In article <35BD3606.407FE3ED at lms.mit.edu> David Green,
dfgreen at lms.mit.edu writes:
> The Lennard-Jones energy is the potential energy of the system, U,
>which is related to H by U=H-pV. As you can see ... it doesn't consider
>entropy ( U in constant volume systems is somewhat analogous to H in constant
>pressure systems). As for how to deal with entropy, I'm not so sure,
>but it depends on how large a system your working with. For
>a really small system in vacuum, you may be able to get away with calculating
>statistical entropy. For larger systems, or anything in solvent,
>this won't work. You might get more help if you describe your application
>a bit more. For example, are you trying to do dynamics? How
>big is your system, etc.
>
Thanks, that's helpful.
My system is about as simple as you can get: A point "particle"
representing a ligand, and two "particles" representing two parts of a
protein, one is an "anchor" and is supposed to represent some large mass
in the protein, and the other is a moveable "arm", supposed to represent
the part of the protein that actually binds the ligand. At rest, the arm
sits in the potential well generated between itself and the anchor. When
the ligand is inserted nearby, the arm and the ligand generate an
additional well, with a minimum at some unknown radius to be calculated.
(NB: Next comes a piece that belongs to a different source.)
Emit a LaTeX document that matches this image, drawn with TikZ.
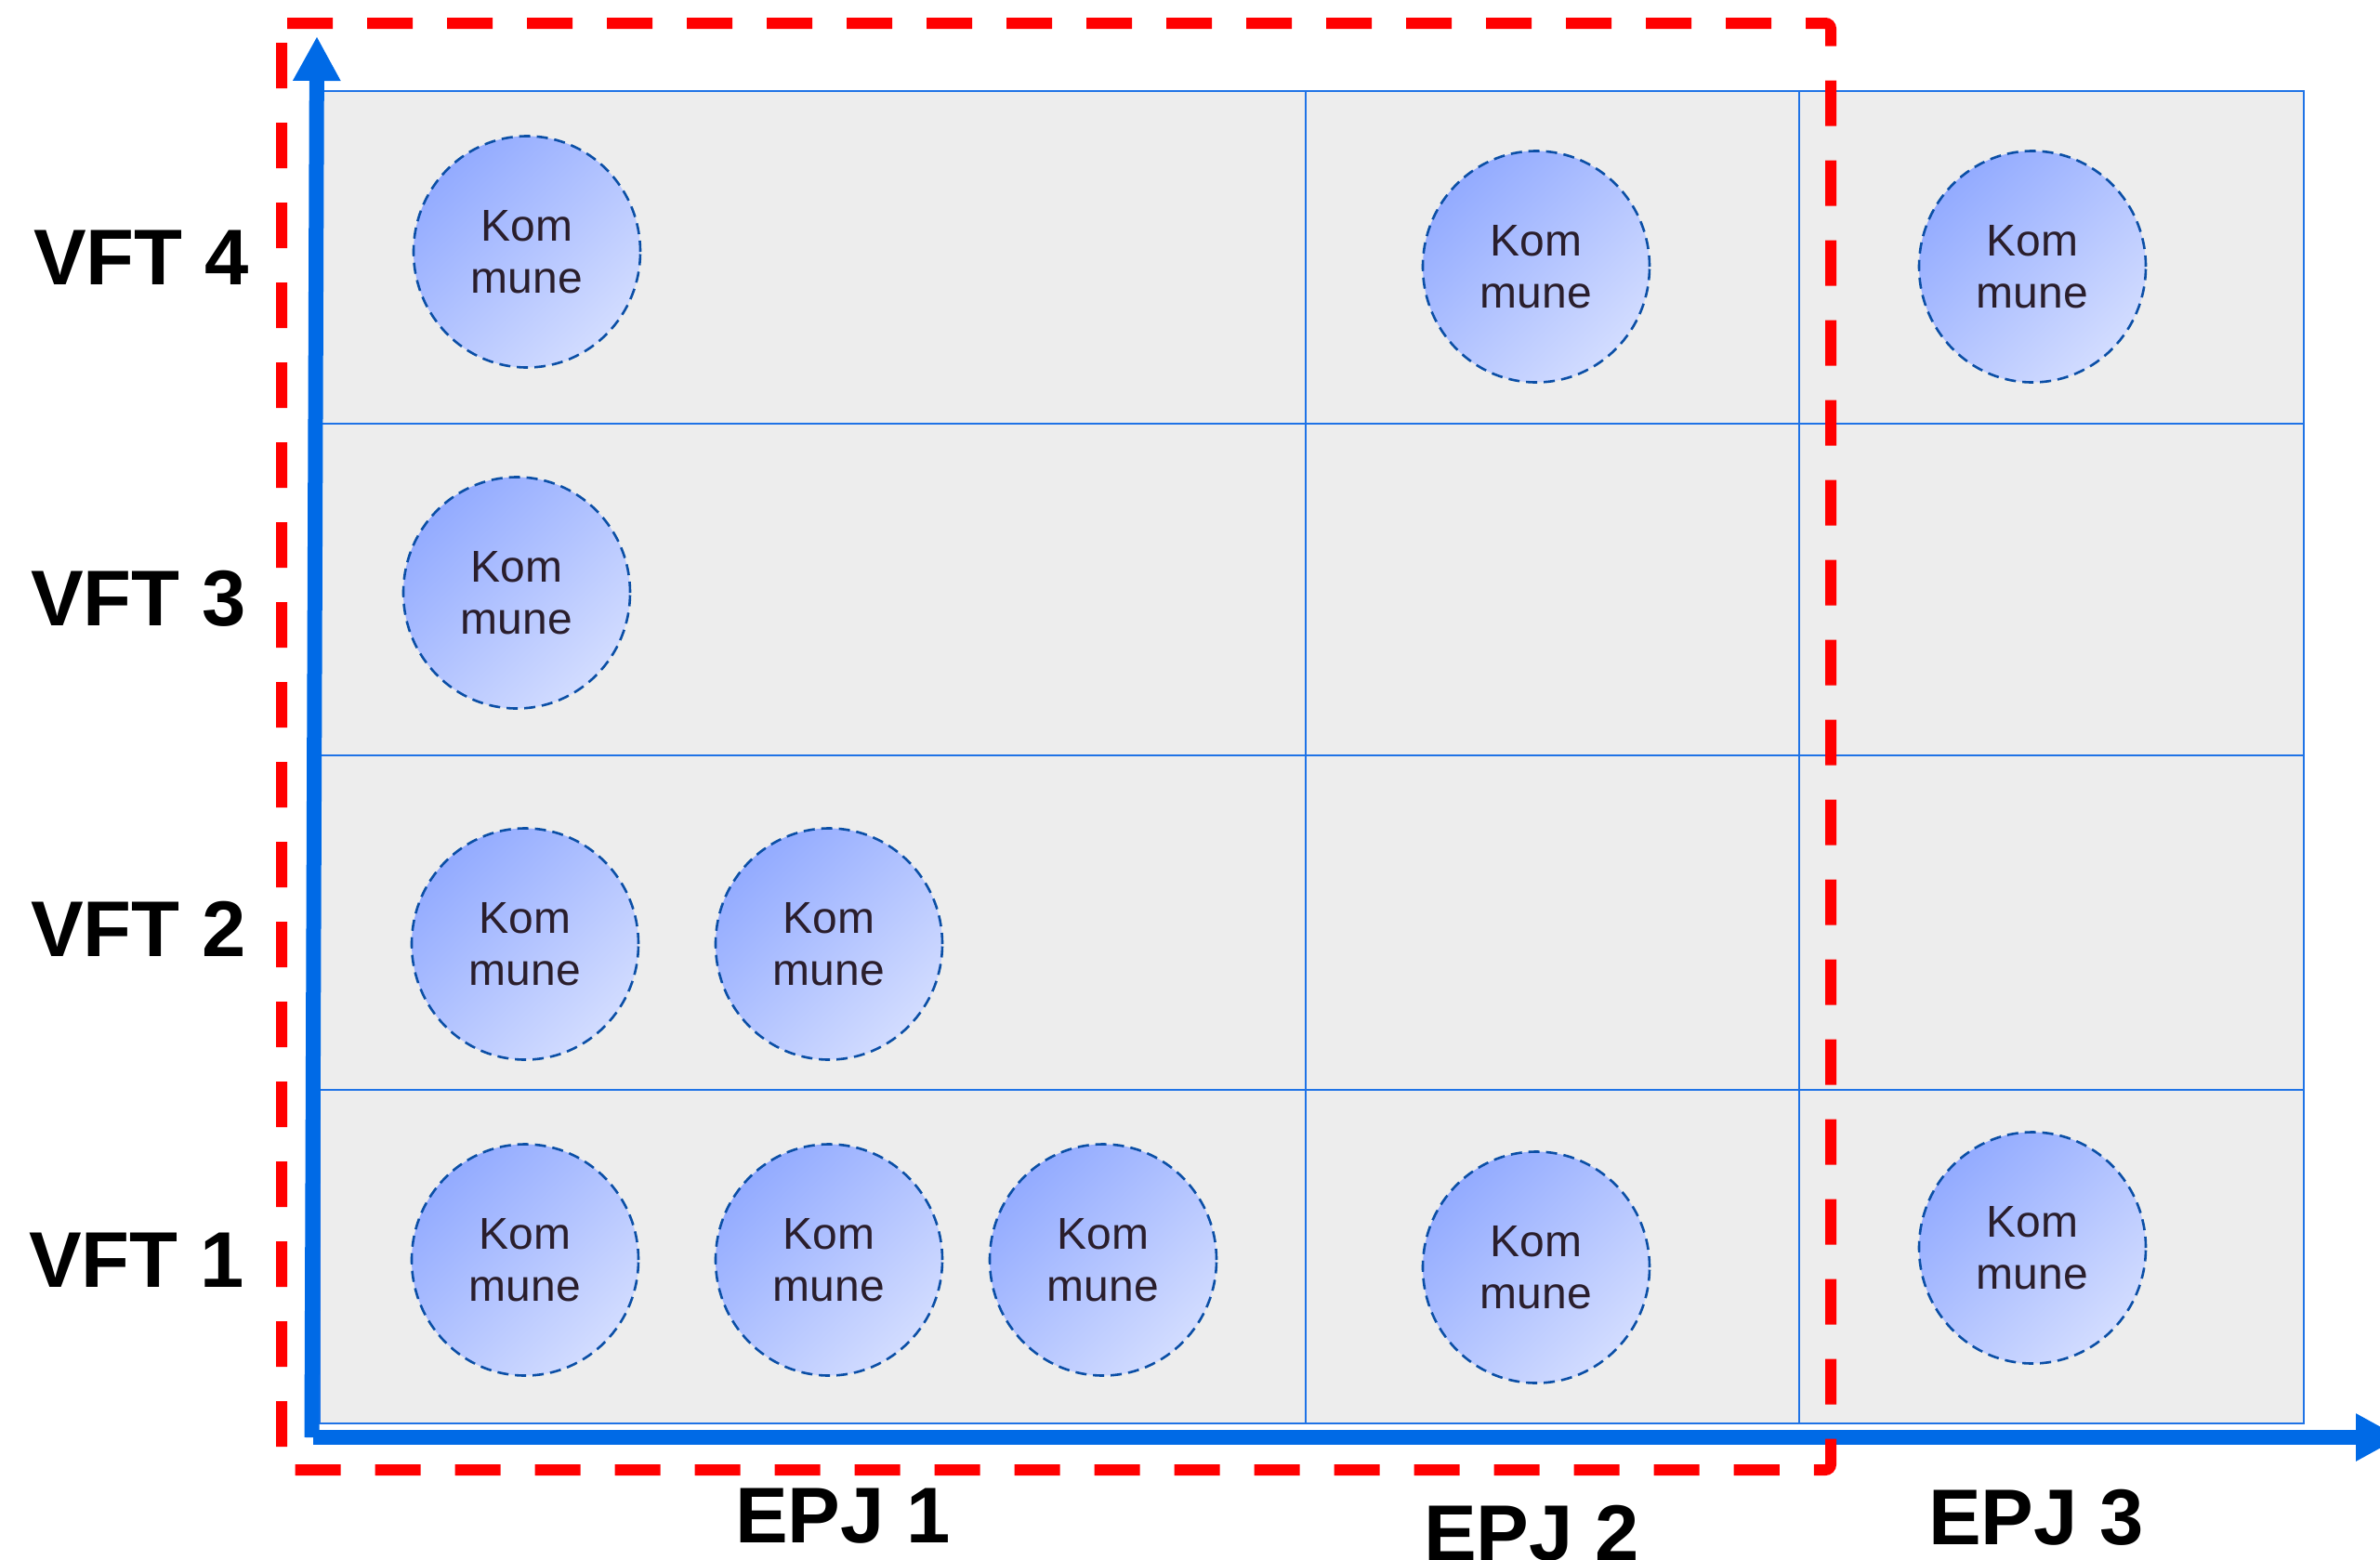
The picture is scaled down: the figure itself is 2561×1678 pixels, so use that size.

So I used Lennard-Jones as the field equation between all particles, and
solved (by an optimizing algorithm) for the final positions of the
particles that minimized the total system potential energy. The
coefficients of the Lennard-Jones equation (radius and well-depth) and
the separations between particles, were all free parameters. Now I just
want to see if this has taught me anything about whether this
hypothetical binding reaction is enthalpy or entropy driven, so to speak.